--- Start of Rows ---

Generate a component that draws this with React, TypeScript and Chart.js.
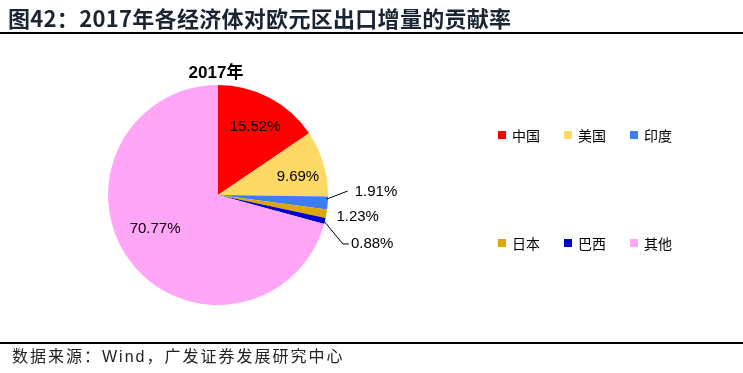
import React, { useEffect, useRef } from "react";
import { Chart, registerables } from "chart.js";

Chart.register(...registerables);

const categories = ["中国", "美国", "印度", "日本", "巴西", "其他"];
const values = [15.52, 9.69, 1.91, 1.23, 0.88, 70.77];
const valueLabels = ["15.52%", "9.69%", "1.91%", "1.23%", "0.88%", "70.77%"];
const colors = ["#FF0000", "#FFD966", "#3C7DF2", "#E0A700", "#0000CC", "#FFA6F7"];

const chartTitle = "2017年";
const pageTitle = "图42：2017年各经济体对欧元区出口增量的贡献率";
const sourceText = "数据来源：Wind，广发证券发展研究中心";

// label placement style: inside labels (fraction of radius, angle deg from top)
const insideLabel: Record<number, { f: number; a: number }> = {
  0: { f: 0.704, a: 28.6 },
  1: { f: 0.745, a: 77.3 },
  5: { f: 0.65, a: 241.6 },
};

const CJK = "'Noto Sans CJK SC', sans-serif";
const LAT = "'Liberation Sans', Arial, 'Noto Sans CJK SC', sans-serif";

const labelPlugin = {
  id: "customLabels",
  afterDraw(chart: any) {
    const ctx: CanvasRenderingContext2D = chart.ctx;
    const meta = chart.getDatasetMeta(0);
    const arc0 = meta.data[0];
    const cx = arc0.x;
    const cy = arc0.y;
    const r = arc0.outerRadius;
    ctx.save();
    // chart title
    ctx.fillStyle = "#000";
    ctx.font = `bold 17px ${LAT}`;
    ctx.textAlign = "center";
    ctx.textBaseline = "middle";
    ctx.fillText(chartTitle, cx - 2, cy - 122);

    ctx.font = `15px ${LAT}`;
    meta.data.forEach((arc: any, i: number) => {
      const lab = insideLabel[i];
      if (lab) {
        const a = (lab.a * Math.PI) / 180;
        const x = cx + r * lab.f * Math.sin(a);
        const y = cy - r * lab.f * Math.cos(a);
        ctx.textAlign = "center";
        ctx.fillStyle = "#000";
        ctx.fillText(valueLabels[i], x, y);
        return;
      }
      const mid = (arc.startAngle + arc.endAngle) / 2;
      const ex = cx + r * Math.cos(mid);
      const ey = cy + r * Math.sin(mid);
      ctx.strokeStyle = "#000";
      ctx.lineWidth = 1;
      ctx.textAlign = "left";
      ctx.fillStyle = "#000";
      if (i === 2) {
        ctx.beginPath();
        ctx.moveTo(ex - 1, ey - 4);
        ctx.lineTo(ex + 20, ey - 12);
        ctx.stroke();
        ctx.fillText(valueLabels[i], ex + 27, ey - 11);
      } else if (i === 3) {
        ctx.fillText(valueLabels[i], ex + 10, ey + 3);
      } else if (i === 4) {
        ctx.beginPath();
        ctx.moveTo(ex - 1, ey);
        ctx.lineTo(ex + 18, ey + 23);
        ctx.lineTo(ex + 24, ey + 23);
        ctx.stroke();
        ctx.fillText(valueLabels[i], ex + 26, ey + 23);
      }
    });

    // legend
    const colX = [498, 564, 630];
    const rowY = [135, 243];
    ctx.font = `14px ${CJK}`;
    ctx.textBaseline = "middle";
    categories.forEach((c, i) => {
      const x = colX[i % 3];
      const y = rowY[Math.floor(i / 3)];
      ctx.fillStyle = colors[i];
      ctx.fillRect(x, y - 4, 8, 8);
      ctx.fillStyle = "#000";
      ctx.textAlign = "left";
      ctx.fillText(c, x + 14, y + 1);
    });
    ctx.restore();
  },
};

export default function App() {
  const ref = useRef<HTMLCanvasElement | null>(null);
  useEffect(() => {
    document.body.style.margin = "0";
    const chart = new Chart(ref.current as HTMLCanvasElement, {
      type: "pie",
      data: {
        labels: categories,
        datasets: [
          {
            data: values,
            backgroundColor: colors,
            borderWidth: 0,
          },
        ],
      },
      options: {
        animation: false,
        responsive: false,
        maintainAspectRatio: false,
        layout: { padding: { left: 108, right: 415, top: 85, bottom: 68 } },
        plugins: {
          legend: { display: false },
          tooltip: { enabled: false },
          title: { display: false },
        },
      },
      plugins: [labelPlugin],
    });
    return () => chart.destroy();
  }, []);

  return (
    <div style={{ position: "relative", width: 743, height: 373, background: "#fff", overflow: "hidden" }}>
      <canvas ref={ref} width={743} height={373} style={{ position: "absolute", left: 0, top: 0 }} />
      <div
        style={{
          position: "absolute",
          left: 8,
          top: 3,
          fontFamily: CJK,
          fontWeight: "bold",
          fontSize: 22,
          color: "#1B2433",
          whiteSpace: "nowrap",
          lineHeight: "28px",
          letterSpacing: 0.3,
        }}
      >
        {pageTitle}
      </div>
      <div style={{ position: "absolute", left: 0, top: 32, width: 743, height: 1.5, background: "#000" }} />
      <div style={{ position: "absolute", left: 0, top: 342, width: 743, height: 1.5, background: "#000" }} />
      <div
        style={{
          position: "absolute",
          left: 12,
          top: 346,
          fontFamily: LAT,
          fontSize: 16,
          color: "#222",
          whiteSpace: "nowrap",
          lineHeight: "22px",
          letterSpacing: 2,
        }}
      >
        {sourceText}
      </div>
    </div>
  );
}
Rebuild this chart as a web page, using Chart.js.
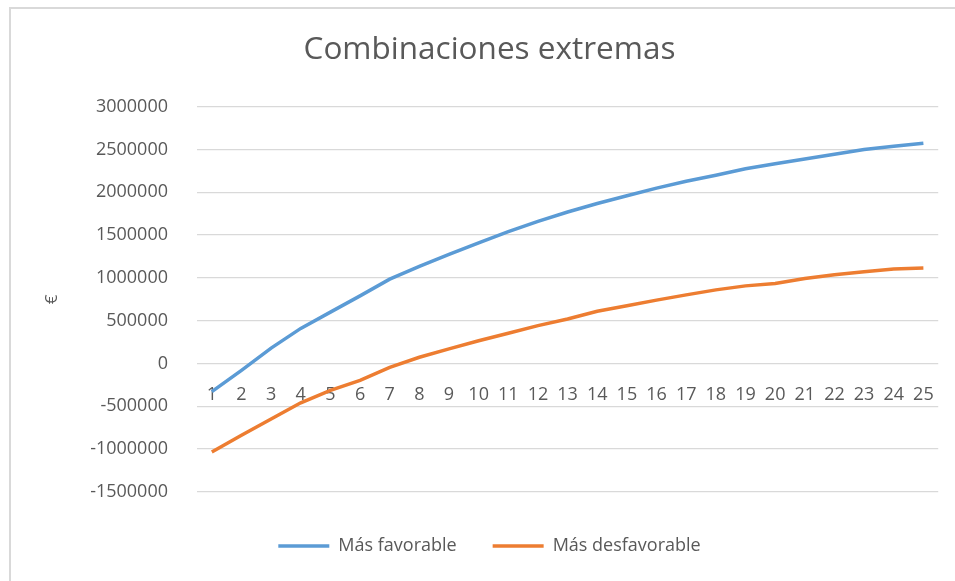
<!DOCTYPE html>
<html>
<head>
<meta charset="utf-8">
<script src="https://cdn.jsdelivr.net/npm/chart.js@4.4.0/dist/chart.umd.min.js"></script>
<style>
  body { margin: 0; background: #fff; }
  #frame { position: absolute; left: 9px; top: 7px; width: 980px; height: 600px;
           border-left: 2px solid #d9d9d9; border-top: 2px solid #d9d9d9; }
  #c { position: absolute; left: 0; top: 0; }
</style>
</head>
<body>
<div id="frame"></div>
<canvas id="c" width="955" height="581"></canvas>
<script>
// años 1..25
var years = ['1','2','3','4','5','6','7','8','9','10','11','12','13','14','15','16','17','18','19','20','21','22','23','24','25'];
var masFavorable = [-330000, -80000, 180000, 410000, 600000, 790000, 985000, 1135000, 1275000, 1410000,
                    1540000, 1660000, 1770000, 1870000, 1960000, 2050000, 2130000, 2200000, 2275000, 2335000,
                    2390000, 2445000, 2500000, 2540000, 2575000];
var masDesfavorable = [-1035000, -840000, -650000, -460000, -314000, -198000, -45000, 73000, 170000, 265000,
                       353000, 442000, 520000, 610000, 674000, 740000, 802000, 860000, 907000, 934000,
                       992000, 1038000, 1073000, 1105000, 1116000];
var yMin = -1500000, yMax = 3000000, yStep = 500000;

var grey = '#595959';
var fontName = '"Open Sans", sans-serif';

var ctx = document.getElementById('c').getContext('2d');
var chart = new Chart(ctx, {
    type: 'line',
    data: {
        labels: years,
        datasets: [{
            label: 'Más favorable',
            data: masFavorable,
            borderColor: '#5B9BD5',
            backgroundColor: '#5B9BD5',
            borderWidth: 3.5,
            pointRadius: 0,
            tension: 0
        }, {
            label: 'Más desfavorable',
            data: masDesfavorable,
            borderColor: '#ED7D31',
            backgroundColor: '#ED7D31',
            borderWidth: 3.5,
            pointRadius: 0,
            tension: 0
        }]
    },
    options: {
        responsive: false,
        animation: false,
        devicePixelRatio: 1,
        layout: { padding: { left: 40, right: 16, top: 0, bottom: 16 } },
        scales: {
            x: {
                position: { y: 0 },
                offset: true,
                grid: { display: false, drawTicks: false },
                border: { display: false },
                ticks: { color: grey, font: { family: fontName, size: 18 }, padding: 21, maxRotation: 0, autoSkip: false }
            },
            y: {
                min: yMin,
                max: yMax,
                grid: { color: '#d9d9d9', lineWidth: 1.3, drawTicks: false },
                border: { display: false },
                ticks: {
                    stepSize: yStep, color: grey, font: { family: fontName, size: 18 }, padding: 29,
                    callback: function(v) { return String(v); }
                },
                title: { display: true, text: '€', color: grey, font: { family: fontName, size: 17 }, padding: { top: 2, bottom: 0 } },
                afterFit: function(scale) { scale.width = 157; }
            }
        },
        plugins: {
            title: {
                display: true,
                text: 'Combinaciones extremas',
                color: grey,
                font: { family: fontName, size: 31.5, weight: 'normal' },
                padding: { top: 31, bottom: 38 }
            },
            legend: {
                position: 'bottom',
                title: { display: true, text: '', font: { size: 6 }, padding: { top: 0, bottom: 2 } },
                labels: {
                    color: grey,
                    font: { family: fontName, size: 18 },
                    usePointStyle: true,
                    pointStyle: 'line',
                    pointStyleWidth: 51,
                    padding: 36
                }
            },
            tooltip: { enabled: false }
        }
    }
});
</script>
</body>
</html>
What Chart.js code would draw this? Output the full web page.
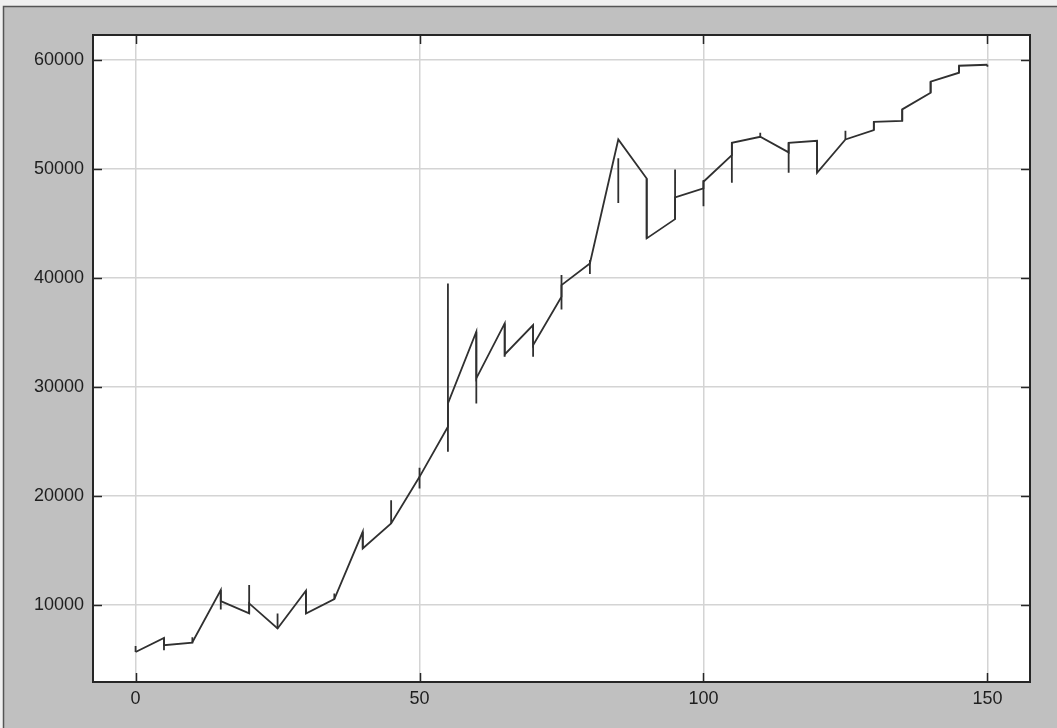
<!DOCTYPE html>
<html>
<head>
<meta charset="utf-8">
<script src="https://cdn.jsdelivr.net/npm/chart.js@4.4.1/dist/chart.umd.min.js"></script>
<style>
  html, body { margin: 0; padding: 0; background: #f0f0f0; }
</style>
</head>
<body>
<canvas id="myChart" width="1057" height="728"></canvas>
<script>
// x positions of the samples
var xValues = [0, 5, 10, 15, 20, 25, 30, 35, 40, 45, 50, 55, 60, 65, 70, 75,
               80, 85, 90, 95, 100, 105, 110, 115, 120, 125, 130, 135, 140, 145, 150];
// value where the line arrives at x, and where it leaves x
var lineIn  = [5700, 7000, 6550, 11380, 9240, 7860, 11320, 10550, 16730, 17500, 21770, 26360, 35080, 35840, 35690, 38290,
               41350, 52720, 49140, 45410, 48230, 51280, 52960, 51530, 52600, 52720, 53580, 54430, 57000, 58840, 59570];
var lineOut = [5700, 6330, 6600, 10370, 10160, 7860, 9240, 10550, 15200, 17500, 21770, 28500, 30800, 33000, 33850, 39360,
               41350, 52720, 43640, 47400, 48840, 52410, 52960, 52410, 49660, 52720, 54340, 55480, 58010, 59480, 59570];
// vertical bars at each x
var barLow  = [5700, 5870, 6550, 9600, 9240, 7860, 9240, 10550, 15200, 17500, 20700, 24060, 28500, 32780, 32780, 37130,
               40370, 46880, 43640, 45410, 46600, 48750, 52960, 49660, 49660, 52720, 53580, 54430, 57000, 58840, 59390];
var barHigh = [6250, 7000, 7050, 11380, 11840, 9240, 11320, 11070, 16730, 19630, 22600, 39510, 35080, 35840, 35690, 40280,
               41650, 51000, 49140, 49970, 49000, 52410, 53330, 52410, 52600, 53510, 54340, 55480, 58010, 59480, 59570];

var xTickValues = [0, 50, 100, 150];
var yTickValues = [10000, 20000, 30000, 40000, 50000, 60000];

var lineData = [];
var barData = [];
for (var i = 0; i < xValues.length; i++) {
  lineData.push({x: xValues[i], y: lineIn[i]});
  lineData.push({x: xValues[i], y: lineOut[i]});
  barData.push({x: xValues[i], y: barLow[i]});
  barData.push({x: xValues[i], y: barHigh[i]});
  barData.push({x: xValues[i], y: null});
}

var inkColor = '#303030';

const framePlugin = {
  id: 'frame',
  beforeDraw(chart) {
    const ctx = chart.ctx;
    const a = chart.chartArea;
    ctx.save();
    ctx.fillStyle = '#f0f0f0';
    ctx.fillRect(0, 0, chart.width, chart.height);
    ctx.fillStyle = '#c0c0c0';
    ctx.fillRect(4, 7, chart.width - 4, chart.height - 7);
    ctx.strokeStyle = '#555555';
    ctx.lineWidth = 1.5;
    ctx.beginPath();
    ctx.moveTo(3.5, chart.height);
    ctx.lineTo(3.5, 6.5);
    ctx.lineTo(chart.width, 6.5);
    ctx.stroke();
    ctx.fillStyle = '#ffffff';
    ctx.fillRect(a.left, a.top, a.right - a.left, a.bottom - a.top);
    ctx.restore();
  },
  afterDraw(chart) {
    const ctx = chart.ctx;
    const a = chart.chartArea;
    const xs = chart.scales.x, ys = chart.scales.y;
    const len = 9;
    ctx.save();
    ctx.strokeStyle = '#262626';
    ctx.lineWidth = 1.5;
    ctx.beginPath();
    xTickValues.forEach(v => {
      const px = Math.round(xs.getPixelForValue(v)) + 0.5;
      ctx.moveTo(px, a.bottom); ctx.lineTo(px, a.bottom - len);
      ctx.moveTo(px, a.top); ctx.lineTo(px, a.top + len);
    });
    yTickValues.forEach(v => {
      const py = Math.round(ys.getPixelForValue(v)) + 0.5;
      ctx.moveTo(a.left, py); ctx.lineTo(a.left + len, py);
      ctx.moveTo(a.right, py); ctx.lineTo(a.right - len, py);
    });
    ctx.stroke();
    ctx.lineWidth = 2;
    ctx.strokeRect(a.left, a.top, a.right - a.left, a.bottom - a.top);
    ctx.restore();
  }
};

const config = {
  type: 'line',
  data: {
    datasets: [
      {
        data: lineData,
        borderColor: inkColor,
        borderWidth: 1.8,
        pointRadius: 0,
        tension: 0
      },
      {
        data: barData,
        borderColor: inkColor,
        borderWidth: 1.8,
        pointRadius: 0,
        spanGaps: false
      }
    ]
  },
  options: {
    responsive: false,
    animation: false,
    devicePixelRatio: 1,
    layout: { padding: { left: 0, top: 35, right: 27, bottom: 0 } },
    plugins: {
      legend: { display: false },
      tooltip: { enabled: false }
    },
    scales: {
      x: {
        type: 'linear',
        min: -7.5,
        max: 157.5,
        afterBuildTicks: s => { s.ticks = xTickValues.map(v => ({value: v})); },
        afterFit: s => { s.height = 46; },
        grid: { color: '#d4d4d4', lineWidth: 1.5, drawTicks: false },
        border: { display: false },
        ticks: {
          padding: 6,
          color: '#1e1e1e',
          font: { family: 'Liberation Sans, Arial, sans-serif', size: 18 },
          callback: v => String(v)
        }
      },
      y: {
        type: 'linear',
        min: 2950,
        max: 62300,
        afterBuildTicks: s => { s.ticks = yTickValues.map(v => ({value: v})); },
        afterFit: s => { s.width = 93; },
        grid: { color: '#d4d4d4', lineWidth: 1.5, drawTicks: false },
        border: { display: false },
        ticks: {
          padding: 9,
          color: '#1e1e1e',
          font: { family: 'Liberation Sans, Arial, sans-serif', size: 18 },
          callback: v => String(v)
        }
      }
    }
  },
  plugins: [framePlugin]
};

new Chart(document.getElementById('myChart'), config);
</script>
</body>
</html>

--- End of Rows ---

• **Stated goal**: Copy nothing but the lines from the first one in the listing through the line with "Chart.register(...registerables);", and omit the pictures.

• **Finished exercise**:
Generate a component that draws this with React, TypeScript and Chart.js.
import React, { useEffect, useRef } from "react";
import { Chart, registerables } from "chart.js";

Chart.register(...registerables);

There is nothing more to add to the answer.